Request: Locate and copy each line in the data that contains the word "this".

[Figure scripts]
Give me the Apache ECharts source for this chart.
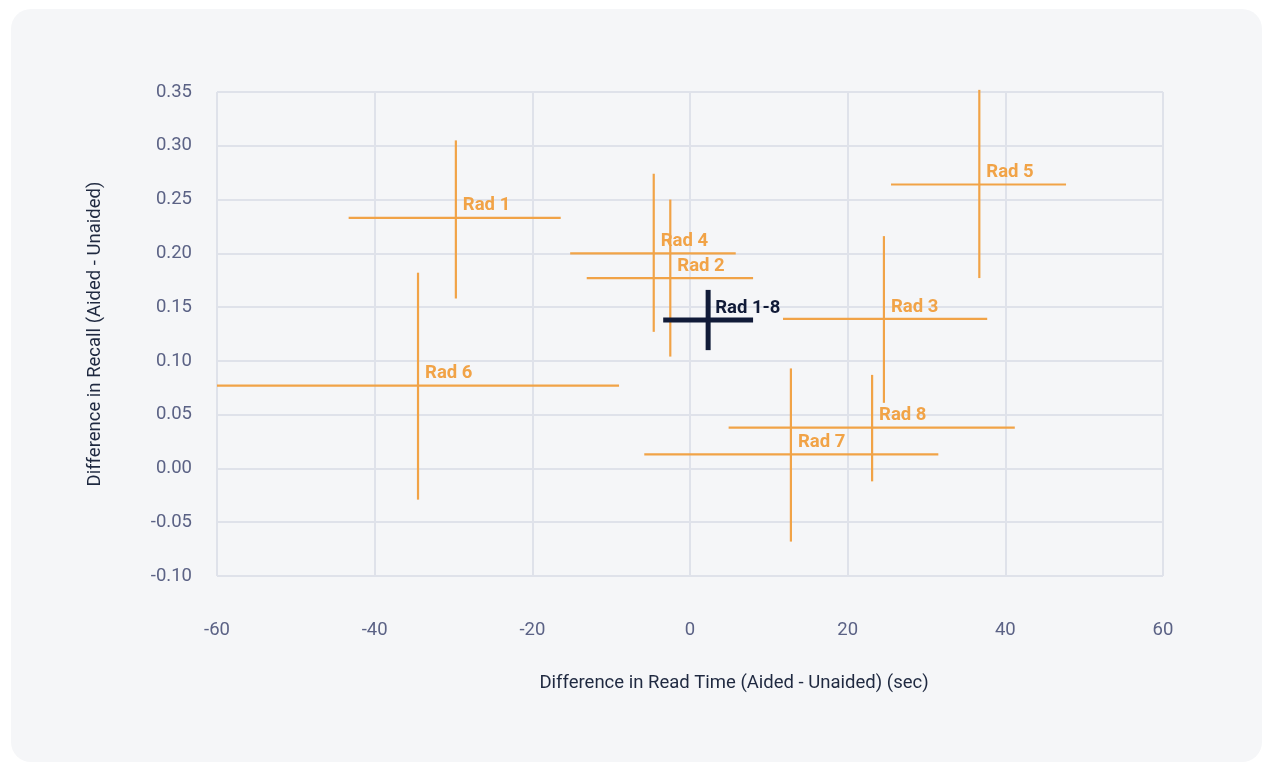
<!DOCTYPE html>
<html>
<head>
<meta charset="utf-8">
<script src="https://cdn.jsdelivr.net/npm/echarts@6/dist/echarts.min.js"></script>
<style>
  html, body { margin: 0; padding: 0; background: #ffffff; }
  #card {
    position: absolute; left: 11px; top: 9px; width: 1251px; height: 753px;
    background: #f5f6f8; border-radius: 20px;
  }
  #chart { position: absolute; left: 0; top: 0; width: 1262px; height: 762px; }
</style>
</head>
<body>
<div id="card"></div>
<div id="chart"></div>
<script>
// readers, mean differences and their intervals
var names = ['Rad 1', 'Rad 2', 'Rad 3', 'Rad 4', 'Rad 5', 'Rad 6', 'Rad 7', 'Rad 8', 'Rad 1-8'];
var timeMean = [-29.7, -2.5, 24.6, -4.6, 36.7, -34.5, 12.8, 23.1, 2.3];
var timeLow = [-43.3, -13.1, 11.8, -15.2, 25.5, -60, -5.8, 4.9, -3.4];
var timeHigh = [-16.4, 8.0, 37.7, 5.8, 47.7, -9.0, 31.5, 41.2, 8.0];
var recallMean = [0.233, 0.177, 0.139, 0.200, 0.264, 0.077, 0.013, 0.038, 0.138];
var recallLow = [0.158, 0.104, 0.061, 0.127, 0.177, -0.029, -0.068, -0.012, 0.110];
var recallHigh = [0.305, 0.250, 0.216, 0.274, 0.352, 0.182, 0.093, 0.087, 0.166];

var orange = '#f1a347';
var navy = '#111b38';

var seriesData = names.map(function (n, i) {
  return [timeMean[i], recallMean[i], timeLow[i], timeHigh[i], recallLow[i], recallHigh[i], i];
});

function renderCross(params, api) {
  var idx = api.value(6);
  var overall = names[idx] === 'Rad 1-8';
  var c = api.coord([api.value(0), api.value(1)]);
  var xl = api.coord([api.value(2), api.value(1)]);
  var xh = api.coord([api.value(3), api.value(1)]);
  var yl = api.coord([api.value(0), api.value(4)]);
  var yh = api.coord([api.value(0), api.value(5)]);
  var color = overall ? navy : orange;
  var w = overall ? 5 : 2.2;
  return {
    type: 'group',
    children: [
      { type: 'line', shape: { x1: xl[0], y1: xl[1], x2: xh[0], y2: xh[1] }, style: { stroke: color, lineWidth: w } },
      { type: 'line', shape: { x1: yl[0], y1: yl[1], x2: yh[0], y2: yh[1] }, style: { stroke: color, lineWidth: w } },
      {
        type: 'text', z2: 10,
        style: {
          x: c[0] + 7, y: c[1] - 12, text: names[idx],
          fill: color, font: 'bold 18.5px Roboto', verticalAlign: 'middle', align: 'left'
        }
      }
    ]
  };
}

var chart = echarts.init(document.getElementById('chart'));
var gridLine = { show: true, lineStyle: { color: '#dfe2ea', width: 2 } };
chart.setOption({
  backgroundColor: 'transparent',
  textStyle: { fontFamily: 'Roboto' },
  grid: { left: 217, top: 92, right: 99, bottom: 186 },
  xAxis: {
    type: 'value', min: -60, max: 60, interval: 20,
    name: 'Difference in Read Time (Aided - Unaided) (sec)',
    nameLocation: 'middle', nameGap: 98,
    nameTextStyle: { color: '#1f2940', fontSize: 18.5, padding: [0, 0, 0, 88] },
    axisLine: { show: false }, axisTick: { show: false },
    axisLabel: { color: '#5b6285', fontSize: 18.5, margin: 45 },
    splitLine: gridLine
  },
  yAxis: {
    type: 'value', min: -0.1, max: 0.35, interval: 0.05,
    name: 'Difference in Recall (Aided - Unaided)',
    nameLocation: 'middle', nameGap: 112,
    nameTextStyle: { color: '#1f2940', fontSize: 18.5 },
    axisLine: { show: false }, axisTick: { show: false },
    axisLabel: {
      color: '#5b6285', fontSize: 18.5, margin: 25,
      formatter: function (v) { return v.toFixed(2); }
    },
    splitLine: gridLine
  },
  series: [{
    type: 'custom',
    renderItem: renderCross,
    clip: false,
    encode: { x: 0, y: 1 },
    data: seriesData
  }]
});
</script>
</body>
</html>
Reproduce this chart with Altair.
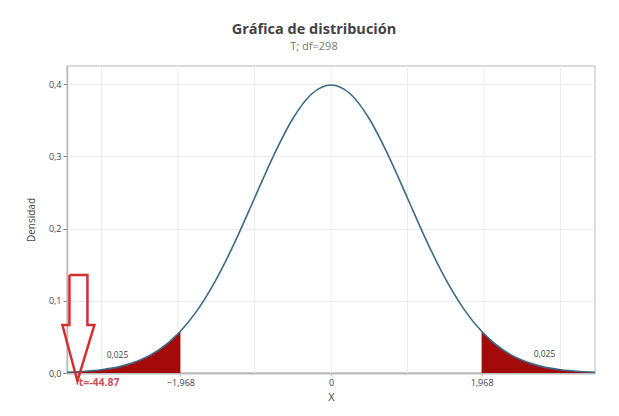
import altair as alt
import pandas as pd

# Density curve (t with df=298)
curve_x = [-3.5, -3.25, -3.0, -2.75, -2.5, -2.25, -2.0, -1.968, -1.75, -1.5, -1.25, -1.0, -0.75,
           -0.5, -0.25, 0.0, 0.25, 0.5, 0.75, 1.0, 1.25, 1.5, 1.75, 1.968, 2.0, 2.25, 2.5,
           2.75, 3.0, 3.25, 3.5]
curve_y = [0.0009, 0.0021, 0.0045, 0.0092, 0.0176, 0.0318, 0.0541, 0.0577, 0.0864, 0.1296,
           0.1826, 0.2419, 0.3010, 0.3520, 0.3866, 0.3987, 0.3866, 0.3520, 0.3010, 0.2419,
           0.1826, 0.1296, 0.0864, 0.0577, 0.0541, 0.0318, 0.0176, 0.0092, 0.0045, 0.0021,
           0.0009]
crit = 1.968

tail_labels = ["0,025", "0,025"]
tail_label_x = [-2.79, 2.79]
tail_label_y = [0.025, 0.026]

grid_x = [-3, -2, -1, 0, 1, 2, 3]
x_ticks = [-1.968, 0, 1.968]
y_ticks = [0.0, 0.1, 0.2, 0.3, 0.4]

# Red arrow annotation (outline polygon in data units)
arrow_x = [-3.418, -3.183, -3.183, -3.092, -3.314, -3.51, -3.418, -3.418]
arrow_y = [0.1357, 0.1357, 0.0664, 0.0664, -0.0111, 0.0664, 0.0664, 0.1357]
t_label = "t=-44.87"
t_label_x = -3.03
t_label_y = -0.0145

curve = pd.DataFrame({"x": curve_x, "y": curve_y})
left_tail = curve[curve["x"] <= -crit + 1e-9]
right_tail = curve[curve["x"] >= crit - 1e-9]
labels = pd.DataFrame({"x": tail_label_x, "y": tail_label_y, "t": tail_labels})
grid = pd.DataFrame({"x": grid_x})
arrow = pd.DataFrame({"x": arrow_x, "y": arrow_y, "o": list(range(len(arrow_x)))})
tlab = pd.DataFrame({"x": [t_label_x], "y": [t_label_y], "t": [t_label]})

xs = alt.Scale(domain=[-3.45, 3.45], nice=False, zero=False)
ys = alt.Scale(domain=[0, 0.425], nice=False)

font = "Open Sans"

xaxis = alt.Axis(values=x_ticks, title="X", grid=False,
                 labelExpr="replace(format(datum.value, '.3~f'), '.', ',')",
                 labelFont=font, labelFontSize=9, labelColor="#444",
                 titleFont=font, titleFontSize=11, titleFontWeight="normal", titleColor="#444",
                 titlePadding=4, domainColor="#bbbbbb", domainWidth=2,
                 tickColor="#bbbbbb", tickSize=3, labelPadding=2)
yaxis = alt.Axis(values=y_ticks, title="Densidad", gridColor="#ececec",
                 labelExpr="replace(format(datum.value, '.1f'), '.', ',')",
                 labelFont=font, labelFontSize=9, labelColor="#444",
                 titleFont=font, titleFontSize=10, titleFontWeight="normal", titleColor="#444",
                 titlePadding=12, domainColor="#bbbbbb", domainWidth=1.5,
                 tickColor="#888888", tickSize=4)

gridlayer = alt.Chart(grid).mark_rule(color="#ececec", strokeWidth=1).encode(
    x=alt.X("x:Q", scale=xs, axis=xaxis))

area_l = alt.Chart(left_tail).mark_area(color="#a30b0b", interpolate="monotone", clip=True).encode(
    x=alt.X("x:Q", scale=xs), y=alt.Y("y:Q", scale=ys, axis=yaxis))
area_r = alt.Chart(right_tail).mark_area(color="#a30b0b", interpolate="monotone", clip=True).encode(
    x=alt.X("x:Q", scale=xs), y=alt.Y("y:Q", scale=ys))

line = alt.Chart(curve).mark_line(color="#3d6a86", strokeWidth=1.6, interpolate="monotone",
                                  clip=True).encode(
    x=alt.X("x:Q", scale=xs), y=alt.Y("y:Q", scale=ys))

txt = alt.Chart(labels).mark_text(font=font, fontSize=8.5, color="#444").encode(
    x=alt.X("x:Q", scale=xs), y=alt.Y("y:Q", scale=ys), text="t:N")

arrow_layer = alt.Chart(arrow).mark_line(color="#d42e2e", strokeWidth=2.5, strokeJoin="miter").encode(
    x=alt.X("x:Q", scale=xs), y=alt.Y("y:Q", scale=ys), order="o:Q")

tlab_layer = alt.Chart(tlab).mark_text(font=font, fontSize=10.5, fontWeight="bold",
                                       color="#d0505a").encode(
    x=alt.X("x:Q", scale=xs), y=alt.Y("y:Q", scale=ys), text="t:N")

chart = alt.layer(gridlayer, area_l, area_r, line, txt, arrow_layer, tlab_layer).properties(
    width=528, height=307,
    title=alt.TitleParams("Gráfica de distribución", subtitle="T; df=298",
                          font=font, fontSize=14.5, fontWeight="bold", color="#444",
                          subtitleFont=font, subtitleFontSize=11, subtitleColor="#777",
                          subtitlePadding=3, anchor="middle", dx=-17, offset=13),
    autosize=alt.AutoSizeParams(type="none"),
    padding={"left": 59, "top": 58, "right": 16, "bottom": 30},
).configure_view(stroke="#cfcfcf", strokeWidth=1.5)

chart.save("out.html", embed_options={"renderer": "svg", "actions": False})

In response:
Give me the Apache ECharts source for this chart.
Reproduce this chart with Altair.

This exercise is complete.